Word for word, give the material below again, minus any images.
##### DATA SEGMENT
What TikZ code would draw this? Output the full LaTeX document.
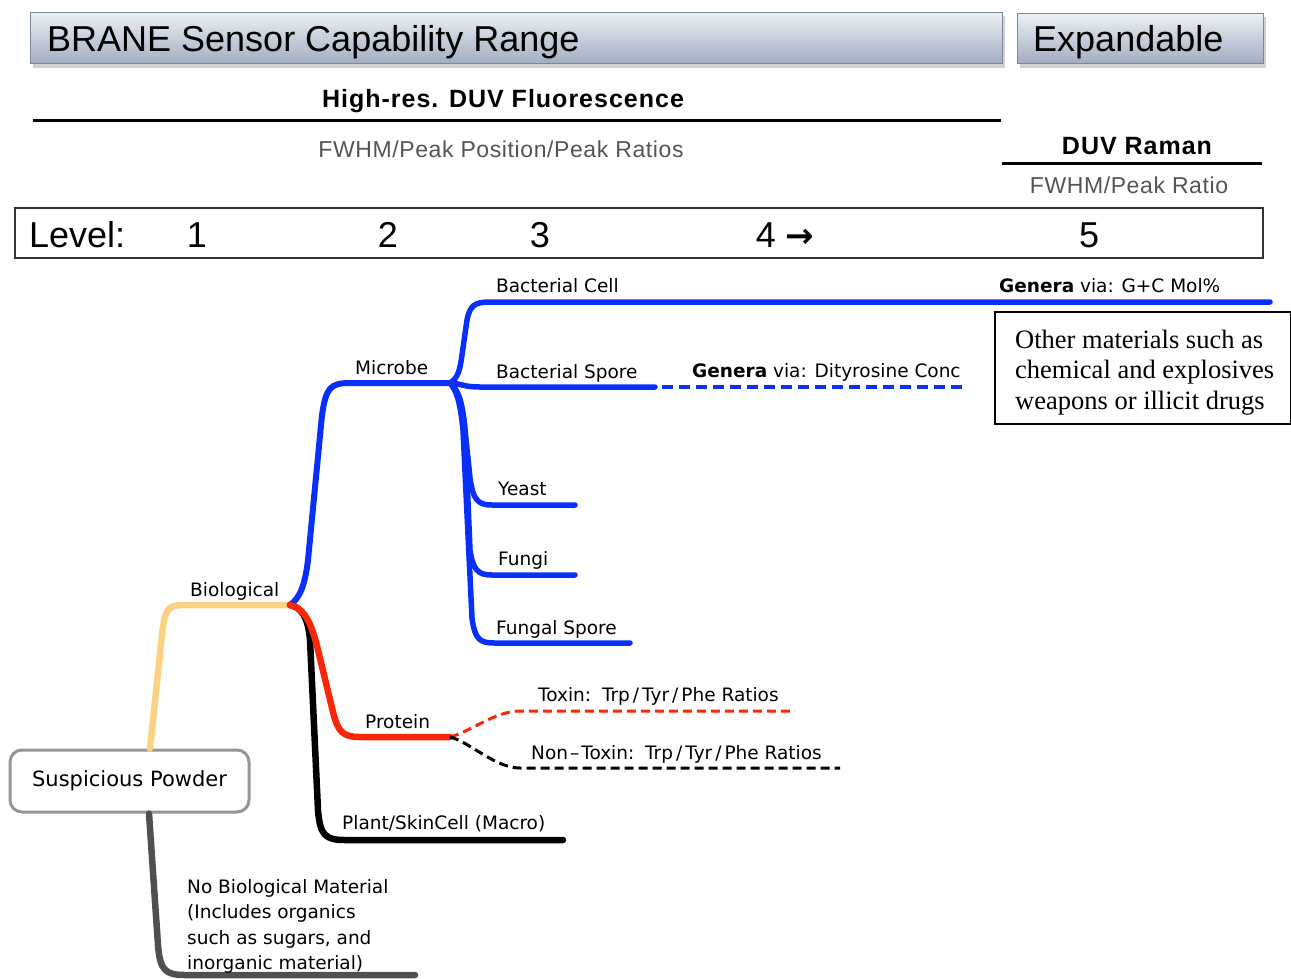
\documentclass[tikz,border=0pt]{standalone}
\usepackage{fontspec}
\setmainfont{Liberation Sans}
\newfontfamily\treefont{DejaVu Sans}
\newfontfamily\boxserif{Liberation Serif}
\newfontfamily\arrowfont{DejaVu Sans}
\definecolor{brblue}{RGB}{8,48,250}
\definecolor{bryellow}{RGB}{250,210,130}
\definecolor{brred}{RGB}{250,40,10}
\definecolor{brgray}{RGB}{80,80,80}
\definecolor{subgray}{RGB}{85,85,85}
\definecolor{bartop}{RGB}{238,241,246}
\definecolor{barbot}{RGB}{162,174,194}
\definecolor{barline}{RGB}{125,135,155}
\definecolor{nodegray}{RGB}{150,150,150}
\newcommand{\myslash}{\kern3pt/\kern3pt}
\begin{document}
\begin{tikzpicture}[x=1pt,y=-1pt,
  headbar/.style={draw=barline, line width=1pt, top color=bartop, bottom color=barbot, rectangle, inner sep=0pt},
  headtxt/.style={font=\fontsize{36}{40}\selectfont, inner sep=0pt, anchor=base},
  subhead/.style={font=\bfseries\fontsize{25}{28}\selectfont\addfontfeature{LetterSpace=4}, inner sep=0pt, anchor=base},
  subtxt/.style={font=\fontsize{23}{26}\selectfont\addfontfeature{LetterSpace=2.6}, text=subgray, inner sep=0pt, anchor=base},
  lbl/.style={font=\treefont\fontsize{18.5}{22}\selectfont, inner sep=0pt, anchor=base west},
  boxtxt/.style={font=\boxserif\fontsize{26.5}{30.5}\selectfont, inner sep=0pt, anchor=base west},
  br/.style={line width=6pt, line cap=round, line join=round},
  leaf/.style={line width=5.5pt, line cap=round, line join=round},
  dashbr/.style={line width=3pt, dash pattern=on 9pt off 5pt},
  shadowbox/.style={fill=black, opacity=0.18}
]
\useasboundingbox (0,0) rectangle (1291,978);
\fill[white] (0,0) rectangle (1291,978);

% header bars
\fill[shadowbox] (33,16) rectangle (1005,68);
\fill[shadowbox] (1020,17) rectangle (1266,68);
\node[headbar, minimum width=972pt, minimum height=51pt] (title) at (516,37.5) {};
\node[headtxt, anchor=base west] (titletxt) at (47,51) {BRANE Sensor Capability Range};
\node[headbar, minimum width=246pt, minimum height=50pt] (expand) at (1140,38) {};
\node[headtxt, anchor=base west] (exptxt) at (1033,51.5) {Expandable};

% method headings
\node[subhead] (fluor) at (503,107) {High-res. DUV Fluorescence};
\draw[line width=3pt] (33,120) -- (1001,120);
\node[subtxt] (fluorsub) at (501,157) {FWHM/Peak Position/Peak Ratios};
\node[subhead] (raman) at (1137,154) {DUV Raman};
\draw[line width=3pt] (1002,163) -- (1262,163);
\node[subtxt] (ramansub) at (1129,193) {FWHM/Peak Ratio};

% level bar
\draw[line width=1.2pt, black!80] (15,208) rectangle (1263,258);
\node[headtxt, anchor=base west] (lvl) at (29,247) {Level:};
\node[headtxt] (l1) at (197,247) {1};
\node[headtxt] (l2) at (388,247) {2};
\node[headtxt] (l3) at (540,247) {3};
\node[headtxt] (l4) at (785,247) {4 {\arrowfont\bfseries\fontsize{34}{40}\selectfont →}};
\node[headtxt] (l5) at (1089,247) {5};

% junctions
\coordinate (bio) at (290,605);
\coordinate (mic) at (450,383);
\coordinate (prot) at (450,737);
\coordinate (bcEnd) at (1270,302);
\coordinate (bsEnd) at (655,387);
\coordinate (bsDash) at (965,387);
\coordinate (yEnd) at (575,505);
\coordinate (fEnd) at (575,575);
\coordinate (fsEnd) at (630,643);
\coordinate (txEnd) at (795,711);
\coordinate (ntEnd) at (840,768);
\coordinate (plEnd) at (563,840);
\coordinate (nbEnd) at (415,975);

% root node
\node[draw=nodegray, line width=3pt, rounded corners=12pt, fill=white, minimum width=239pt, minimum height=62pt,
      font=\treefont\fontsize{21}{24}\selectfont] (sp) at (129.5,781) {\raisebox{-2pt}{Suspicious Powder}};

% branches
\draw[br, bryellow, line width=6.5pt] (sp.north -| 150,0) -- (162,635) .. controls (165,608) and (168,605) .. (185,605) -- (bio);
\draw[br, brgray, line width=6.5pt] (sp.south -| 149,0) -- (158,945) .. controls (160,970) and (165,975) .. (185,975) -- (nbEnd);

\draw[br, brblue] (bio) .. controls (300,598) and (305,585) .. (308,560) -- (322,415) .. controls (326,388) and (330,383) .. (350,383) -- (mic);
\draw[leaf, brblue] (mic) .. controls (458,378) and (460,370) .. (462,355) -- (467,320) .. controls (470,305) and (475,302) .. (490,302) -- (bcEnd);
\draw[leaf, brblue] (mic) .. controls (460,383) and (462,387) .. (480,387) -- (bsEnd);
\draw[dashbr, brblue, line width=4pt, dash pattern=on 11pt off 6pt] (662,387) -- (bsDash);
\draw[leaf, brblue] (mic) .. controls (458,390) and (462,400) .. (465,430) -- (470,478) .. controls (473,500) and (478,505) .. (492,505) -- (yEnd);
\draw[leaf, brblue] (mic) .. controls (458,390) and (462,400) .. (465,430) -- (470,550) .. controls (473,570) and (478,575) .. (492,575) -- (fEnd);
\draw[leaf, brblue] (mic) .. controls (456,390) and (460,400) .. (463,430) -- (472,618) .. controls (475,640) and (480,643) .. (495,643) -- (fsEnd);

\draw[br, black, line width=6.5pt] (bio) .. controls (300,607) and (308,615) .. (310,640) -- (318,810) .. controls (320,835) and (325,840) .. (345,840) -- (plEnd);
\draw[br, brred, line width=6.5pt] (bio) .. controls (305,608) and (312,625) .. (318,650) -- (333,712) .. controls (338,732) and (343,737) .. (360,737) -- (prot);
\draw[dashbr, brred] (prot) .. controls (470,732) and (495,711) .. (520,711) -- (txEnd);
\draw[dashbr, black] (prot) .. controls (470,742) and (495,768) .. (520,768) -- (ntEnd);

% labels
\node[lbl] (biol) at (190,596) {Biological};
\node[lbl] (micl) at (355,374) {Microbe};
\node[lbl] (bcl) at (496,292) {Bacterial Cell};
\node[lbl] (gcl) at (999,292) {\textbf{Genera} via: G+C Mol\%};
\node[lbl] (bsl) at (496,378) {Bacterial Spore};
\node[lbl] (dtl) at (692,377) {\textbf{Genera} via: Dityrosine Conc};
\node[lbl] (yl) at (498,495) {Yeast};
\node[lbl] (fl) at (498,565) {Fungi};
\node[lbl] (fsl) at (496,634) {Fungal Spore};
\node[lbl] (pl) at (365,728) {Protein};
\node[lbl] (txl) at (538,701) {Toxin:\kern3pt{} Trp\myslash Tyr\myslash Phe Ratios};
\node[lbl] (ntl) at (531,759) {Non\kern2pt{}–\kern2pt{}Toxin:\kern3pt{} Trp\myslash Tyr\myslash Phe Ratios};
\node[lbl] (pll) at (342,829) {Plant/SkinCell (Macro)};
\node[font=\treefont\fontsize{18.5}{25.5}\selectfont, inner sep=0pt, anchor=north west, align=left] (nbl) at (187,879)
  {No Biological Material\\(Includes organics\\such as sugars, and\\inorganic material)};

% other materials box
\draw[line width=1.5pt] (995,312) rectangle (1291,424);
\node[boxtxt] (o1) at (1015,348) {Other materials such as};
\node[boxtxt] (o2) at (1015,378.5) {chemical and explosives};
\node[boxtxt] (o3) at (1015,409) {weapons or illicit drugs};
\end{tikzpicture}
\end{document}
##########
> _TASK ANSWER_:
What TikZ code would draw this? Output the full LaTeX document.
\documentclass[tikz,border=0pt]{standalone}
\usepackage{fontspec}
\setmainfont{Liberation Sans}
\newfontfamily\treefont{DejaVu Sans}
\newfontfamily\boxserif{Liberation Serif}
\newfontfamily\arrowfont{DejaVu Sans}
\definecolor{brblue}{RGB}{8,48,250}
\definecolor{bryellow}{RGB}{250,210,130}
\definecolor{brred}{RGB}{250,40,10}
\definecolor{brgray}{RGB}{80,80,80}
\definecolor{subgray}{RGB}{85,85,85}
\definecolor{bartop}{RGB}{238,241,246}
\definecolor{barbot}{RGB}{162,174,194}
\definecolor{barline}{RGB}{125,135,155}
\definecolor{nodegray}{RGB}{150,150,150}
\newcommand{\myslash}{\kern3pt/\kern3pt}
\begin{document}
\begin{tikzpicture}[x=1pt,y=-1pt,
  headbar/.style={draw=barline, line width=1pt, top color=bartop, bottom color=barbot, rectangle, inner sep=0pt},
  headtxt/.style={font=\fontsize{36}{40}\selectfont, inner sep=0pt, anchor=base},
  subhead/.style={font=\bfseries\fontsize{25}{28}\selectfont\addfontfeature{LetterSpace=4}, inner sep=0pt, anchor=base},
  subtxt/.style={font=\fontsize{23}{26}\selectfont\addfontfeature{LetterSpace=2.6}, text=subgray, inner sep=0pt, anchor=base},
  lbl/.style={font=\treefont\fontsize{18.5}{22}\selectfont, inner sep=0pt, anchor=base west},
  boxtxt/.style={font=\boxserif\fontsize{26.5}{30.5}\selectfont, inner sep=0pt, anchor=base west},
  br/.style={line width=6pt, line cap=round, line join=round},
  leaf/.style={line width=5.5pt, line cap=round, line join=round},
  dashbr/.style={line width=3pt, dash pattern=on 9pt off 5pt},
  shadowbox/.style={fill=black, opacity=0.18}
]
\useasboundingbox (0,0) rectangle (1291,978);
\fill[white] (0,0) rectangle (1291,978);

% header bars
\fill[shadowbox] (33,16) rectangle (1005,68);
\fill[shadowbox] (1020,17) rectangle (1266,68);
\node[headbar, minimum width=972pt, minimum height=51pt] (title) at (516,37.5) {};
\node[headtxt, anchor=base west] (titletxt) at (47,51) {BRANE Sensor Capability Range};
\node[headbar, minimum width=246pt, minimum height=50pt] (expand) at (1140,38) {};
\node[headtxt, anchor=base west] (exptxt) at (1033,51.5) {Expandable};

% method headings
\node[subhead] (fluor) at (503,107) {High-res. DUV Fluorescence};
\draw[line width=3pt] (33,120) -- (1001,120);
\node[subtxt] (fluorsub) at (501,157) {FWHM/Peak Position/Peak Ratios};
\node[subhead] (raman) at (1137,154) {DUV Raman};
\draw[line width=3pt] (1002,163) -- (1262,163);
\node[subtxt] (ramansub) at (1129,193) {FWHM/Peak Ratio};

% level bar
\draw[line width=1.2pt, black!80] (15,208) rectangle (1263,258);
\node[headtxt, anchor=base west] (lvl) at (29,247) {Level:};
\node[headtxt] (l1) at (197,247) {1};
\node[headtxt] (l2) at (388,247) {2};
\node[headtxt] (l3) at (540,247) {3};
\node[headtxt] (l4) at (785,247) {4 {\arrowfont\bfseries\fontsize{34}{40}\selectfont →}};
\node[headtxt] (l5) at (1089,247) {5};

% junctions
\coordinate (bio) at (290,605);
\coordinate (mic) at (450,383);
\coordinate (prot) at (450,737);
\coordinate (bcEnd) at (1270,302);
\coordinate (bsEnd) at (655,387);
\coordinate (bsDash) at (965,387);
\coordinate (yEnd) at (575,505);
\coordinate (fEnd) at (575,575);
\coordinate (fsEnd) at (630,643);
\coordinate (txEnd) at (795,711);
\coordinate (ntEnd) at (840,768);
\coordinate (plEnd) at (563,840);
\coordinate (nbEnd) at (415,975);

% root node
\node[draw=nodegray, line width=3pt, rounded corners=12pt, fill=white, minimum width=239pt, minimum height=62pt,
      font=\treefont\fontsize{21}{24}\selectfont] (sp) at (129.5,781) {\raisebox{-2pt}{Suspicious Powder}};

% branches
\draw[br, bryellow, line width=6.5pt] (sp.north -| 150,0) -- (162,635) .. controls (165,608) and (168,605) .. (185,605) -- (bio);
\draw[br, brgray, line width=6.5pt] (sp.south -| 149,0) -- (158,945) .. controls (160,970) and (165,975) .. (185,975) -- (nbEnd);

\draw[br, brblue] (bio) .. controls (300,598) and (305,585) .. (308,560) -- (322,415) .. controls (326,388) and (330,383) .. (350,383) -- (mic);
\draw[leaf, brblue] (mic) .. controls (458,378) and (460,370) .. (462,355) -- (467,320) .. controls (470,305) and (475,302) .. (490,302) -- (bcEnd);
\draw[leaf, brblue] (mic) .. controls (460,383) and (462,387) .. (480,387) -- (bsEnd);
\draw[dashbr, brblue, line width=4pt, dash pattern=on 11pt off 6pt] (662,387) -- (bsDash);
\draw[leaf, brblue] (mic) .. controls (458,390) and (462,400) .. (465,430) -- (470,478) .. controls (473,500) and (478,505) .. (492,505) -- (yEnd);
\draw[leaf, brblue] (mic) .. controls (458,390) and (462,400) .. (465,430) -- (470,550) .. controls (473,570) and (478,575) .. (492,575) -- (fEnd);
\draw[leaf, brblue] (mic) .. controls (456,390) and (460,400) .. (463,430) -- (472,618) .. controls (475,640) and (480,643) .. (495,643) -- (fsEnd);

\draw[br, black, line width=6.5pt] (bio) .. controls (300,607) and (308,615) .. (310,640) -- (318,810) .. controls (320,835) and (325,840) .. (345,840) -- (plEnd);
\draw[br, brred, line width=6.5pt] (bio) .. controls (305,608) and (312,625) .. (318,650) -- (333,712) .. controls (338,732) and (343,737) .. (360,737) -- (prot);
\draw[dashbr, brred] (prot) .. controls (470,732) and (495,711) .. (520,711) -- (txEnd);
\draw[dashbr, black] (prot) .. controls (470,742) and (495,768) .. (520,768) -- (ntEnd);

% labels
\node[lbl] (biol) at (190,596) {Biological};
\node[lbl] (micl) at (355,374) {Microbe};
\node[lbl] (bcl) at (496,292) {Bacterial Cell};
\node[lbl] (gcl) at (999,292) {\textbf{Genera} via: G+C Mol\%};
\node[lbl] (bsl) at (496,378) {Bacterial Spore};
\node[lbl] (dtl) at (692,377) {\textbf{Genera} via: Dityrosine Conc};
\node[lbl] (yl) at (498,495) {Yeast};
\node[lbl] (fl) at (498,565) {Fungi};
\node[lbl] (fsl) at (496,634) {Fungal Spore};
\node[lbl] (pl) at (365,728) {Protein};
\node[lbl] (txl) at (538,701) {Toxin:\kern3pt{} Trp\myslash Tyr\myslash Phe Ratios};
\node[lbl] (ntl) at (531,759) {Non\kern2pt{}–\kern2pt{}Toxin:\kern3pt{} Trp\myslash Tyr\myslash Phe Ratios};
\node[lbl] (pll) at (342,829) {Plant/SkinCell (Macro)};
\node[font=\treefont\fontsize{18.5}{25.5}\selectfont, inner sep=0pt, anchor=north west, align=left] (nbl) at (187,879)
  {No Biological Material\\(Includes organics\\such as sugars, and\\inorganic material)};

% other materials box
\draw[line width=1.5pt] (995,312) rectangle (1291,424);
\node[boxtxt] (o1) at (1015,348) {Other materials such as};
\node[boxtxt] (o2) at (1015,378.5) {chemical and explosives};
\node[boxtxt] (o3) at (1015,409) {weapons or illicit drugs};
\end{tikzpicture}
\end{document}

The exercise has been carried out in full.